10. The assessee has raised legal ground challenging the validity of order passed u/s. 201 on the ground that it has been passed beyond the period of limitation of one year from the end of the financial year in which proceedings u/s. 201 of the Act are initiated. The undisputed facts are that the show cause notice u/s. 201 was issued to the assessee for the assessment years 2008-09 to 2011-12 on 27-01-2012. The order u/s. 201(1) and 201(1A) was passed on 06-02-2014. As per the assessee the due date for passing the order u/s. 201(1) and 201(1A) was 31-03-2013. Prior to April, 2010 there was no limitation period for passing the order u/s. 201 of the Act. The issue of limitation for passing the order u/s. 201(1) and 201(1A) was examined by the Special Bench of Tribunal in the case of Mahindra & Mahindra Ltd. Vs. DCIT (supra). The Special Bench of Tribunal after considering various provisions of the Act at length and after considering catena of judgments concluded as under :

“17.10 ………………… As we have held above that the order under s. 201(1) is akin to assessment and further the assessment includes reassessment, naturally the reasonable time-limits for initiation and completion of action under s. 201(1) have to be similar to those available for assessment under s. 147. Accordingly we hold that proceedings under s. 201(1) can be initiated in the extended period of six years from the end of the relevant assessment year if the income by virtue of sum paid without deduction of tax at source by the payer chargeable to tax in the hands of the payee is equal to or more than one lakh rupees. If on the other hand such amount is less than Rs. 1 lakh then the lower period of four years as prescribed under s. 149(1)(a) from the end of the relevant assessment year is available for initiation of proceedings under s. 201(1). Going by the same logic and taking assistance from s. 153(2), the completion of proceedings under s. 201(1), that is the passing of the order under this sub-section, has to be within one year from the end of the financial year in which proceedings under s. 201(1) were initiated. Same time-limits for initiation and passing of orders will be valid for the passing of order under s. 201(1A) also. We hold accordingly.”

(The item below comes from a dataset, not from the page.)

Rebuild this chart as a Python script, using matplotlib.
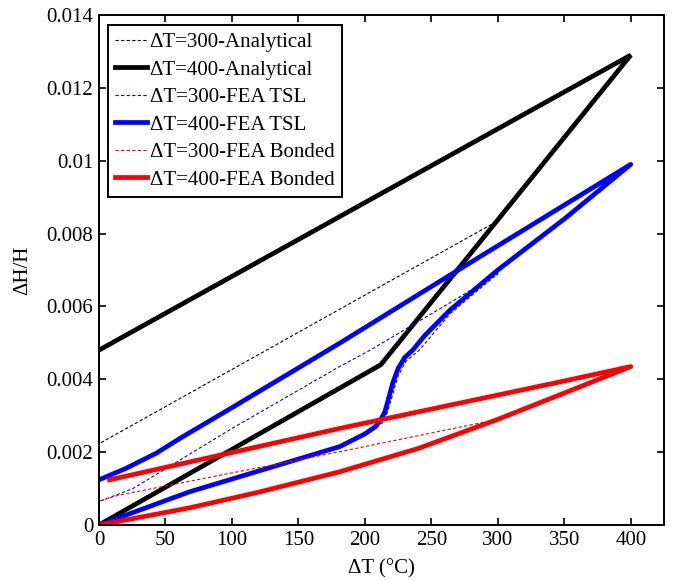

11. The Department assailed the findings of Special Bench of Tribunal before the Hon’ble Bombay High Court. The Hon’ble Bombay High Court affirmed the findings of Special Bench. Thus, in the light of decision of Hon’ble Jurisdictional High Court and the Special Bench of Tribunal, the period of limitation for passing the order u/s. 201 is one year from the end of the financial year in which the proceedings u/s. 201 of the Act are initiated.

12. The ld. DR has pointed that subsequent to passing of the order by the Special Bench, the provisions of section 201 were amended and sub-section (3) and (4) were inserted. For the sake of ready reference the relevant extract of sub-section (3) as it was originally inserted by the Finance Act, 2009 w.e.f. 01-04-2010 is extracted here-in-below :

“(3) No order shall be made under sub-section (1) deeming a person to be an assessee in default for failure to deduct the whole or any part of the tax from a person resident in India, at any time after the expiry of—

(i) two years from the end of the financial year in which the statement is filed in a case where the statement referred to in section 200 has been filed;

(ii) four years from the end of the financial year in which payment is made or credit is given, in any other case :

Provided that such order for a financial year commencing on or before the 1st day of April, 2007 may be passed at any time on or before the 31st day of March, 2011.”

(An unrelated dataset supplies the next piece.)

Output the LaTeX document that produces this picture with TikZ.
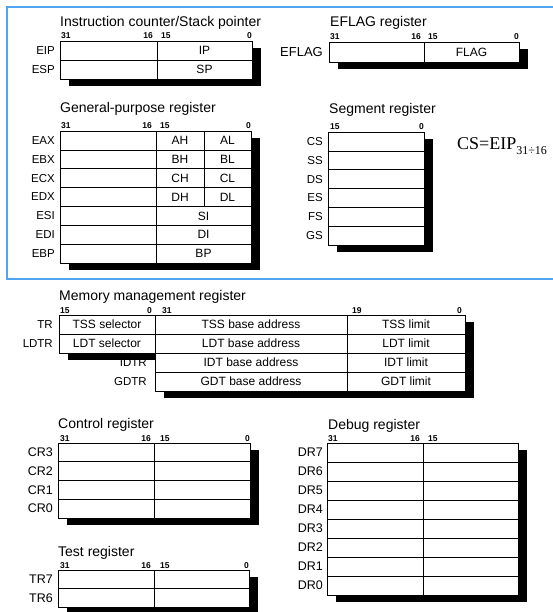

After the insertion of sub-section (3) the same was amended by the Finance (No. 2) Act, 2014 w.e.f. 01-04-2014. The amended provisions of sub-section (3) reads as under :

“(3) No order shall be made under sub-section (1) deeming a person to be an assessee in default for failure to deduct the whole or any part of the tax from a person resident in India, at any time after the expiry of seven years from the end of the financial year in which payment is made for credit is given.”

13. A bare perusal of sub-section (3) as it was inserted by the Finance Act, 2009 and subsequently amended by the Finance Act, 2014 would show that reference is to the payments made without deduction of tax at source to person resident in India‟. The sub-section (3) is silent about the limitation period for passing the order u/s. 201 where the payments are made without deduction of tax at source to non-resident/overseas entities. In the present case as is evident from the impugned order, during the assessment years under appeal the payments have been made to the entities based in Canada, USA, UK, Belgium, Sweden, UAE and Hongkong. Thus, the provisions of sub-section (3) to section 201 does not get attracted as it relates only to the payments made without deduction of tax to person resident in India.

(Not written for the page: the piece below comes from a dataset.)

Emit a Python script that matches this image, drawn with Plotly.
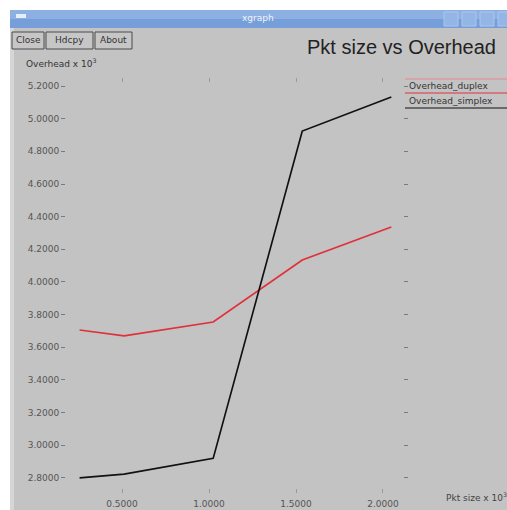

14. In our considered opinion, where the payments are made to the entities/persons other than the persons specified in sub-section (3), the limitation period of one year from the end of financial year in which the proceedings u/s. 201 were initiated, as laid down by the Special Bench of Tribunal and affirmed by the Hon’ble Jurisdictional High Court would apply. In the instant case, since, the order u/s. 201 has been passed much after the elapse of one year period from the end of financial year in which proceedings u/s. 201 were initiated, the order u/s. 201 in the impugned assessment years is void-ab-initio and hence, is liable to be quashed. We hold and direct accordingly.

15. In the result, the additional grounds raised in the appeals for assessment years 2008-09 to 2010-11 and Cross Objections for assessment year 2011-12 by the assessee are allowed.

16. As we have allowed the appeals of assessee on the legal issue, the grounds raised by the assessee challenging the additions on merits have become academic and hence, are not deliberated upon.

17. The Revenue in appeals for all the four assessment years i.e. assessment years 2008-09 to 2011-12 have challenged the order of Commissioner of Income Tax (Appeals) on merits. Since we have held the order passed by the Assessing Officer u/s. 201(1) and 201(1A) void-ab-initio, the subsequent proceedings arising there from are vitiated. Consequently, the appeals by the Revenue are dismissed.

18. To sum up, the appeals of the assessee, as well as Cross Objections by the assessee are allowed and the appeals by the Revenue are dismissed.

Order pronounced on Friday, the 05th day of April, 2019.